Sayyid Quthb muda memang pria yang memiliki pribadian menawan. Ia demikian santun jika menghadapi lawan jenis. Ia tahu benar bagaimana menghormati seorang wanita. Tak ayal, sang gadis pujaan Sayyid Quthb menaruh hati terhadap keberaniannya.
Sayyid Quthb bujang adalah remaja yang berani membela kehormatan perempuan kampung di sekolahnya. Ia juga berani menghadapi para murid lelaki yang mencoba mengganggu mereka.
Tak ayal, pesona anak muda yang kelak menjadi ulama dan sastrawan ini, mampu menaklukan hati tambatan cintanya. Sang gadis kerap mendatangi rumah Sayyid Quthb bersama teman-temannya. Ia beralasan ingin bersua dengan adik perempuan Sayyid Quthb yang masih kecil.
Beribu alasan boleh diucapkannya, berlimpah kilah boleh dilafalkannya, namun insting Sayyid Quthb mampu menangkap sinyal sesungguhnya. Tujuan gadis itu, bagi Sayyid Quthb, adalah dirinya. Ya, pria soleh yang dari kecil tidak pernah lepas mendengar suara tilawah ibunya.

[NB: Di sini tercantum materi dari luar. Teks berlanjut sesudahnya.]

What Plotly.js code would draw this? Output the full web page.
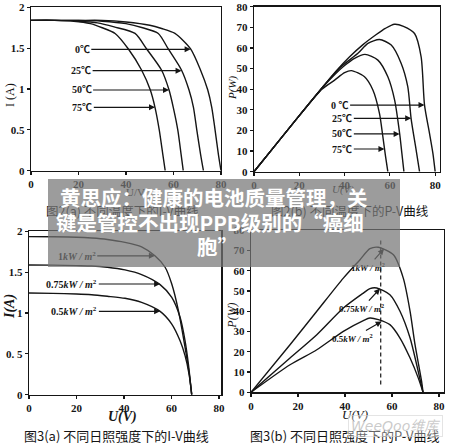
<!DOCTYPE html>
<html><head><meta charset="utf-8">
<script src="https://cdn.plot.ly/plotly-3.0.1.min.js"></script>
<style>html,body{margin:0;padding:0;background:#fff;}#chart{width:450px;height:448px;}</style>
</head><body><div id="chart"></div>
<script>
// ---------- Fig 2(a): I-V curves at different temperatures ----------
const fig2a_V_0C  = [0,10,20,30,40,50,55,60.6,67.2,71.4,74.4,76.1,77.5,78.9,80];
const fig2a_I_0C  = [1.84,1.84,1.84,1.84,1.82,1.78,1.74,1.68,1.49,1.23,0.99,0.776,0.50,0.20,0];
const fig2a_V_25C = [0,10,20,30,40,47,53.6,57.8,63.4,66.5,68.4,69.8,71.4,72.6];
const fig2a_I_25C = [1.84,1.84,1.84,1.83,1.80,1.75,1.68,1.49,1.23,0.99,0.776,0.50,0.20,0];
const fig2a_V_50C = [0,10,20,28,35,43.8,48.7,55,58.1,59.9,61.8,63.2,64.1];
const fig2a_I_50C = [1.84,1.84,1.83,1.81,1.76,1.68,1.49,1.23,0.99,0.776,0.50,0.20,0];
const fig2a_V_75C = [0,10,18,25,30,35.4,41,46.6,50.2,52.2,54,55.5,56.5];
const fig2a_I_75C = [1.84,1.84,1.83,1.80,1.75,1.68,1.49,1.23,0.99,0.776,0.50,0.20,0];
const fig2a_labels = ["0℃","25℃","50℃","75℃"];
const fig2a_xticks = [0,20,40,60,80];
const fig2a_yticks = [0,0.5,1,1.5,2];
const fig2a_yticktext = ["0","0.5","1","1.5","2"];

// ---------- Fig 2(b): P-V curves at different temperatures ----------
const fig2b_V_0C  = [0,10,20,30,36,42,48,54,58,62,66,70.9,73.8,75.3,77.5,79,80];
const fig2b_P_0C  = [0,13.6,27.2,40.6,48.5,55.5,61.5,66.5,69.5,71.5,70.5,67,55.7,32.3,18.6,8.9,0];
const fig2b_V_25C = [0,10,20,30,38,45.9,50.3,55.4,60.6,65,67.9,69.4,71.6,73.1];
const fig2b_P_25C = [0,13.6,27.2,40.6,50.5,57.4,62.2,64.1,61.4,52.5,41.2,25.5,10.5,0];
const fig2b_V_50C = [0,10,20,30,36,40,44.4,49,54.7,59.1,62.1,64.3,65.3,66.2];
const fig2b_P_50C = [0,13.6,27.2,40.5,47.5,51.5,55,56.9,54.1,46,34.7,18.6,8.9,0];
const fig2b_V_75C = [0,10,20,30,35.6,40,43,48.8,52.5,55.4,56.9,58.1,59.1];
const fig2b_P_75C = [0,13.6,27.2,40,44.4,48,49,46,39.6,28.3,17,7.3,0];
const fig2b_labels = ["0 ℃","25℃","50℃","75℃"];
const fig2b_xticks = [0,20,40,60,80];
const fig2b_yticks = [0,10,20,30,40,50,60,70,80];

// ---------- Fig 3(a): I-V curves at different irradiance ----------
const fig3a_V_1kW   = [0,10,20,26.4,33,40.4,47.4,53,57.3,60.1,62.9,65.7,67.5,68.5];
const fig3a_I_1kW   = [1.935,1.933,1.928,1.918,1.90,1.865,1.81,1.70,1.56,1.355,1.03,0.58,0.25,0];
const fig3a_V_075kW = [0,10,20,26.4,33,40.4,47.4,55.2,60.1,63.6,65.7,67.1,68.5];
const fig3a_I_075kW = [1.588,1.586,1.58,1.576,1.56,1.527,1.47,1.347,1.19,0.947,0.66,0.376,0];
const fig3a_V_05kW  = [0,10,20,26.4,33,40.4,47.4,55.2,60.1,63.6,65.7,67.4,68.5];
const fig3a_I_05kW  = [1.245,1.24,1.233,1.224,1.205,1.18,1.13,1.02,0.865,0.66,0.478,0.25,0];
const fig3a_labels = ["1<i>kW / m</i><sup>2</sup>","0.75<i>kW / m</i><sup>2</sup>","0.5<i>kW / m</i><sup>2</sup>"];
const fig3a_xticks = [0,20,40,60,80];
const fig3a_yticks = [0,0.5,1,1.5,2];
const fig3a_yticktext = ["0","0. 5","1","1.5","2"];

// ---------- Fig 3(b): P-V curves at different irradiance ----------
const fig3b_V_1kW   = [0,16.6,28,39.3,46.4,50.6,54.2,60.6,64.8,67.7,69.8,72.6,73.2];
const fig3b_P_1kW   = [0,23.5,40,56.4,65.5,70.9,71.6,67.9,56.4,40,23.5,5.4,0];
const fig3b_V_075kW = [0,16.6,28,39.3,47.8,50.6,53.5,59.1,63.4,67.7,70.5,73.2];
const fig3b_P_075kW = [0,16.9,28.4,41.6,49,51.2,51.5,48.2,40,26.8,13.6,0];
const fig3b_V_05kW  = [0,16.6,28,39.3,47.8,50.6,54.2,59.1,63.4,67.7,71.2,73.2];
const fig3b_P_05kW  = [0,13.6,21,30.1,35.4,36.7,35.9,33.4,26.8,16.9,7,0];
const fig3b_mpp_V = [55.2,55.2];
const fig3b_mpp_P = [3.8,76];
const fig3b_labels = ["1<i>kW / m</i><sup>2</sup>","0.75<i>kW / m</i><sup>2</sup>","0.5<i>kW / m</i><sup>2</sup>"];
const fig3b_xticks = [0,20,40,60,80];
const fig3b_yticks = [0,10,20,30,40,50,60,70,80];

// ---------- captions and overlay ----------
const captions = ["图2(a) 不同温度下的I-V曲线","图2(b) 不同温度下的P-V曲线","图3(a) 不同日照强度下的I-V曲线","图3(b) 不同日照强度下的P-V曲线"];
const bannerLines = ["黄思应：健康的电池质量管理，关","键是管控不出现PPB级别的“癌细","胞”"];
const watermark = "WeeQoo维库";

// ---------- rendering ----------
const W = 450, H = 448;
const px = x => x / W;
const py = y => 1 - y / H;
const INK = '#151515';
const serif = 'Liberation Serif, Noto Sans CJK SC, serif';

function curve(x, y, xa, ya) {
  return {type:'scatter', mode:'lines', x:x, y:y, xaxis:xa, yaxis:ya,
    line:{color:INK, width:1.4, shape:'spline', smoothing:0.7},
    hoverinfo:'skip', showlegend:false};
}

const mppLine = {type:'scatter', mode:'lines', x:fig3b_mpp_V, y:fig3b_mpp_P, xaxis:'x4', yaxis:'y4',
  line:{color:INK, width:1.2, dash:'4px,3px'}, hoverinfo:'skip', showlegend:false};

const traces = [
  curve(fig2a_V_0C, fig2a_I_0C, 'x', 'y'),
  curve(fig2a_V_25C, fig2a_I_25C, 'x', 'y'),
  curve(fig2a_V_50C, fig2a_I_50C, 'x', 'y'),
  curve(fig2a_V_75C, fig2a_I_75C, 'x', 'y'),
  curve(fig2b_V_0C, fig2b_P_0C, 'x2', 'y2'),
  curve(fig2b_V_25C, fig2b_P_25C, 'x2', 'y2'),
  curve(fig2b_V_50C, fig2b_P_50C, 'x2', 'y2'),
  curve(fig2b_V_75C, fig2b_P_75C, 'x2', 'y2'),
  curve(fig3a_V_1kW, fig3a_I_1kW, 'x3', 'y3'),
  curve(fig3a_V_075kW, fig3a_I_075kW, 'x3', 'y3'),
  curve(fig3a_V_05kW, fig3a_I_05kW, 'x3', 'y3'),
  curve(fig3b_V_1kW, fig3b_P_1kW, 'x4', 'y4'),
  curve(fig3b_V_075kW, fig3b_P_075kW, 'x4', 'y4'),
  curve(fig3b_V_05kW, fig3b_P_05kW, 'x4', 'y4'),
  mppLine
];

function axis(domain, range, tickvals, ticktext, anchor) {
  const a = {domain:domain, range:range, anchor:anchor, tickmode:'array', tickvals:tickvals,
    showline:true, mirror:true, linecolor:INK, linewidth:1.4, ticks:'outside', ticklen:3,
    tickwidth:1.2, tickcolor:INK, showgrid:false, zeroline:false, fixedrange:true,
    tickfont:{family:'Liberation Serif, serif', size:11, color:INK, weight:'bold'}};
  if (ticktext) a.ticktext = ticktext;
  return a;
}

const annotations = [];
function label(xr, yr, tipX, tipY, txtX, txtY, text, size) {
  annotations.push({xref:xr, yref:yr, axref:xr, ayref:yr, x:tipX, y:tipY, ax:txtX, ay:txtY,
    text:text, showarrow:true, arrowhead:2, arrowsize:1, arrowwidth:1.2, arrowcolor:INK, standoff:0,
    font:{family:serif, size:size, color:INK, weight:'bold'}});
}
function ptext(x, y, text, size, opts) {
  annotations.push(Object.assign({xref:'paper', yref:'paper', x:px(x), y:py(y), xanchor:'center', yanchor:'middle',
    text:text, showarrow:false, font:{family:serif, size:size, color:INK}}, opts||{}));
}

// Fig 2(a) labels
label('x','y', 67.2, 1.486, 21.6, 1.486, fig2a_labels[0], 10);
label('x','y', 63.4, 1.224, 21.1, 1.224, fig2a_labels[1], 10);
label('x','y', 58.1, 0.988, 21.3, 0.988, fig2a_labels[2], 10);
label('x','y', 52.2, 0.776, 21.6, 0.776, fig2a_labels[3], 10);
// Fig 2(b) labels
label('x2','y2', 75.3, 32.3, 37.8, 32.3, fig2b_labels[0], 10);
label('x2','y2', 69.4, 25.9, 39.0, 25.9, fig2b_labels[1], 10);
label('x2','y2', 64.3, 18.3, 39.0, 18.3, fig2b_labels[2], 10);
label('x2','y2', 57.6, 11.0, 39.0, 11.0, fig2b_labels[3], 10);
// Fig 3(a) labels
label('x3','y3', 53.0, 1.70, 20.1, 1.70, fig3a_labels[0], 10);
label('x3','y3', 55.2, 1.355, 18.0, 1.355, fig3a_labels[1], 10);
label('x3','y3', 55.2, 1.02, 19.1, 1.02, fig3a_labels[2], 10);
// Fig 3(b) labels
label('x4','y4', 56.6, 70.9, 49.8, 61.9, fig3b_labels[0], 9);
label('x4','y4', 54.9, 51.2, 47.2, 41.6, fig3b_labels[1], 9);
label('x4','y4', 55.6, 35.0, 43.4, 26.8, fig3b_labels[2], 9);

// axis titles
ptext(10, 95, 'I (A)', 12, {textangle:-90});
ptext(135, 192, 'U/V', 11);
ptext(233, 88, '<i>P(W)</i>', 11, {textangle:-90});
ptext(343, 189, '<i>U(V)</i>', 11);
ptext(10, 307, '<i>I(A)</i>', 14, {textangle:-90, font:{family:serif, size:14, color:INK, weight:'bold'}});
ptext(123, 416.7, '<i>U(V)</i>', 14, {font:{family:serif, size:14, color:INK, weight:'bold'}});
ptext(232, 315.7, '<i>P(W)</i>', 12, {textangle:-90});
ptext(355, 414, '<i>U(V)</i>', 13);

// captions
const capFont = s => ({family:'Noto Sans CJK SC, serif', size:s, color:INK});
ptext(123, 210, captions[0], 12.5, {font:capFont(12.5)});
ptext(350, 210.5, captions[1], 12.5, {font:capFont(12.5)});
ptext(116, 435.7, captions[2], 13, {font:capFont(13)});
ptext(344, 435.7, captions[3], 13, {font:capFont(13)});

// watermark
ptext(395, 426, watermark, 14, {font:{family:'DejaVu Sans, Noto Sans CJK SC', size:14, color:'rgba(185,185,185,0.75)', style:'italic'},
  bgcolor:'rgba(255,255,255,0.35)', bordercolor:'rgba(210,210,210,0.6)', borderwidth:1, borderpad:2});

// banner
annotations.push({xref:'paper', yref:'paper', x:px(224), y:py(223), xanchor:'center', yanchor:'middle',
  text:' ', showarrow:false, width:352, height:88, bgcolor:'rgba(118,118,118,0.72)', borderwidth:0, borderpad:0,
  font:{size:10}});
const bannerFont = {family:'Noto Sans CJK SC, sans-serif', size:20.5, color:'#ffffff', weight:'bold'};
ptext(213.5, 196.5, bannerLines[0], 20.5, {font:bannerFont});
ptext(210, 222, bannerLines[1], 20.5, {font:bannerFont});
ptext(217, 246, bannerLines[2], 20.5, {font:bannerFont});

const layout = {
  width:W, height:H, margin:{l:0, r:0, t:0, b:0}, paper_bgcolor:'#ffffff', plot_bgcolor:'rgba(0,0,0,0)',
  showlegend:false,
  xaxis:  axis([px(31), px(221)], [0,80], fig2a_xticks, null, 'y'),
  yaxis:  axis([py(170.7), py(7.3)], [0,2], fig2a_yticks, fig2a_yticktext, 'x'),
  xaxis2: axis([px(254), px(439.7)], [0,82], fig2b_xticks, null, 'y2'),
  yaxis2: axis([py(171.7), py(6.7)], [0,80], fig2b_yticks, null, 'x2'),
  xaxis3: axis([px(29), px(221.4)], [0,81], fig3a_xticks, null, 'y3'),
  yaxis3: axis([py(394.7), py(231.3)], [0,2], fig3a_yticks, fig3a_yticktext, 'x3'),
  xaxis4: axis([px(251), px(443.7)], [0,82], fig3b_xticks, null, 'y4'),
  yaxis4: axis([py(392.3), py(230.3)], [0,80], fig3b_yticks, null, 'x4'),
  annotations: annotations
};

Plotly.newPlot('chart', traces, layout, {staticPlot:true, displayModeBar:false});
</script>
</body></html>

Menariknya, Sayyid Quthb tidak melihat kecantikan gadis itu dari fisiknya. Karena kecantikan hakiki yang mampu menarik hati Sayyid Quthb justru karena sifat dan akhlaknya. Ya, cinta yang diyakini Sayyid Quthb tak akan membuatnya bertepuk sebelah tangan.
Namun apa daya, Sayyid Quthb tidak sempat mengajaknya serius untuk menjadi pendamping halalnya. Ia harus pergi meninggalkan kampung halamannya dan merantau ke Kairo untuk menuntut ilmu. Ya, seorang pria pecinta ilmu yang telah mematok cita-cita menjadi ulama.
Hal pertama yang ia lakukan begitu sampai Kairo adalah bertanya kabar gadis pertama yang singgah di hatinya itu. Namun keinginan hanya tinggal harapan. Kesibukannya menuntut ilmu membuatnya harus kehilangan sang pujaan.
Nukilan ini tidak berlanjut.